A flyer urging employees to join the walkout read, “Join us for a campus walk to celebrate what women bring to sport and to raise awareness of how Nike can support our female athletes and employees,” according to a report at the Wall Street Journal.
A group of workers marched outside Nike’s Beaverton, Oregon, headquarters toting placards and chanting slogans.
Nike employees staged a protest over the company’s treatment of women on the same day the sportswear giant reopened a headquarters building named after disgraced running coach Alberto Salazar: https://t.co/PMpqIxBkFS
— Rachel Bachman (@Bachscore) December 10, 2019
“We respect and welcome employees’ feedback on matters that are important to them,” a Nike spokesman told the media. “The flier prepared by some employees was not officially distributed by Nike.”
The walkout came on the same day the company dedicated a new building to running coach Alberto Salazar who is currently under a cloud for doping charges and claims he harassed women.
Last month, middle-distance runner Mary Cain alleged that she suffered physical and mental abuse when taking part in the Nike Oregon Project sponsored by the sportswear giant and headed by Salazar.

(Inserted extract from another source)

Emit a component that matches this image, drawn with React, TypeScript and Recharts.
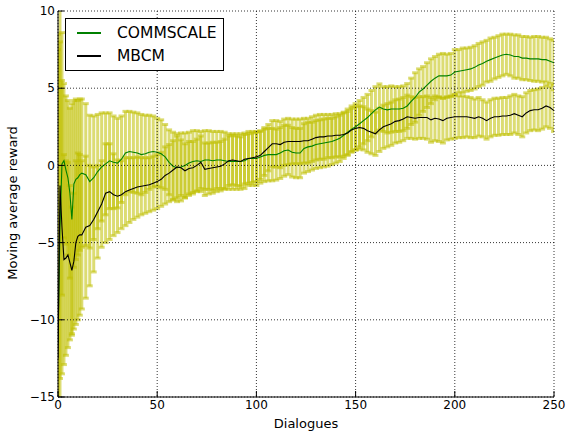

The now 23-year-old runner said that she and her fellow athletes were pressured to become “thinner and thinner and thinner” when training with Nike’s now-defunct Oregon Project. She adds that she was publicly shamed in front of the other athletes for not losing enough weight.
“I joined Nike because I wanted to be the best female athlete ever,” Cain said in a video statement. “Instead, I was emotionally and physically abused by a system designed by Alberto and endorsed by Nike.”
The Oregon Project was headed by coach Alberto Salazar who was handed a four-year suspension in September for trafficking in testosterone after an investigation by the U.S. Anti-Doping Agency.
In November, Nike said it was launching an investigation into Salazar’s behavior with the shuttered Oregon Project, but apparently, that was not enough to have his name removed from the new building.